Chandrayaan-3, the third lunar exploration mission by the Indian Space Research Organisation (ISRO), marks a significant leap in India's space endeavors. Following successful soft landings on the lunar surface by the United States, Russia, and China, India joins this elite group of spacefaring nations.
Chandrayaan-3's pivotal moment came as the rover Pragyan rolled out of the lander Vikram to embark on its lunar sojourn. Pragyan's journey across the lunar landscape, gathering crucial data, symbolizes not only a scientific achievement but also a testament to India's technological prowess.
Beyond the scientific feats, Chandrayaan-3 carries significant economic implications. The mission's triumph can potentially invigorate India's economy, positioning it to harness the burgeoning global space economy. Recent reports from the Space Foundation indicate a meteoric rise, with the space economy soaring to a staggering USD 546 billion in Q2 2023, marking an astounding 91 percent growth over the past decade.
India's Space Economy Projections
Projections for India's space economy are equally promising, with an expected worth of USD 13 billion by 2025. This surge in economic activity underscores India's growing prominence in the global space sector, driven by an increased involvement in satellite launches and a variety of cosmic ventures.

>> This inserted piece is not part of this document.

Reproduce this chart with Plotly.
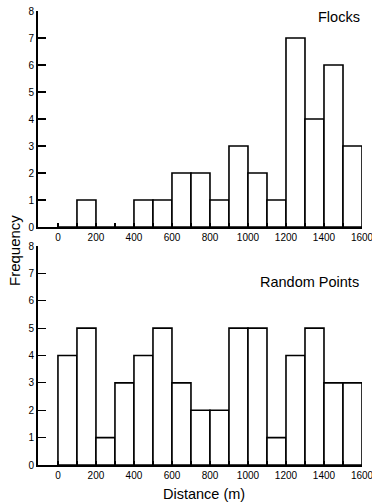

Chandrayaan-3 serves as an inspiring beacon for accessible space exploration, showcasing India's persistent determination to conquer intricate missions. Its triumphant achievement stands to ignite curiosity among citizens and cultivate a newfound interest in the unfolding space era.
India's progress in the new space race is steering toward establishing a lasting lunar infrastructure. Responding to China and Russia's collaborative Moon base plans, India's commitment to the Artemis Accords (July 2023) highlights its global synergy in space exploration and cooperation.
Economic Momentum and Strategic Significance
With a current space market valued at approximately $8 billion, India's space sector has been experiencing consistent annual growth of around 4%, surpassing the global average of 2%. Analysts predict that Chandrayaan-3's success could propel India closer to its ambitious $40 billion space economy target by 2040.
Chandrayaan-3's remarkable strides position India's space sector as a hub for cost-effective engineering solutions. The mission's accomplishments, achieved with a modest budget of $74 million, starkly contrast NASA's projected expenditure of $93 billion for the Artemis program through 2025.
Taking cues from NASA's playbook, India is actively fostering private sector investments to bolster its space ambitions. Ventures like SpaceX, spearheaded by Elon Musk, are developing groundbreaking technologies such as the Starship rocket, poised to redefine satellite launches and lunar missions.
Global Lunar Missions and Collaborations
India's successful lunar landing positions it as the fourth nation globally, after the United States, Russia, and China, to achieve this feat, but it also establishes India as the first to land on the lunar south pole. The strategic significance of the lunar south pole, with its potential for water ice, resonates among nations racing to uncover insights for future human exploration missions.
The resurgence of global interest in lunar exploration is evident through various countries' plans for at least 10 lunar missions between now and 2025. Collaborative initiatives, like India's partnership in a joint mission, underscore the international commitment to establishing a sustained lunar presence.